A Minor Musing About Protest Votes

PNR recently put up a thoughtful post about voting for a candidate as opposed to voting against a candidate. If I am reading him correctly, the following sentences express his thesis.
Regardless, when you go into the voting booth, you don't get to vote against a candidate.  You can vote against ballot initiatives, amendments, etc., but not a candidate.  You have to either vote for or abstain.
PNR is writing about the Howie/Pressler/Rounds/Wieland Senate race. In that particular race, if reliable polls continue to show Rounds at 35% or lower, he is correct. Placing a check in the oval next to Weiland's or Pressler's name may indeed be a vote for them because they have a chance to be elected.

The rest of South Dakota's statewide races, however, are not competitive.

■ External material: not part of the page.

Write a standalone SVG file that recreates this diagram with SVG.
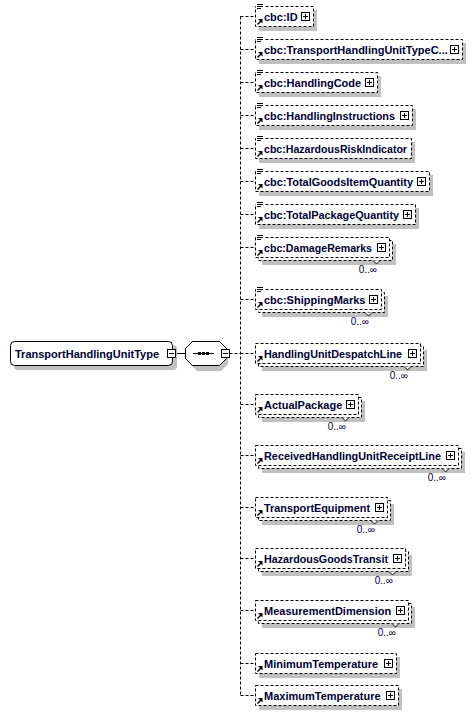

In those races, marking the oval for someone other than Daugaard, Noem, Jackley. Krebs et al. can indeed be a protest vote. I fully intend to darken the oval by Emmett Reistroffer's name for no other reason than South Dakota third parties need support. Krebs is going to win that race easily, and all votes for someone other than Krebs are protest votes of one sort or another. Nearly every South Dakotan voting for someone other than a Republican is fully cognizant of that fact.

The ovals I will darken for someone other than Daugaard or Noem are just that, a vote indicating I don't believe those people will adequately provide South Dakota the service it needs. The vast majority of South Dakotans have made it clear that an "R" next to a name is all that is necessary to earn a vote.

If one is in a purple state or a competitive district in South Dakota, dissatisfied voters need to vote for the lesser of the the two evils. If one's electoral geography ensures that the winner is determined long before election day, one can vote against the evil of two lessers without indicating and indicate only opposition not support.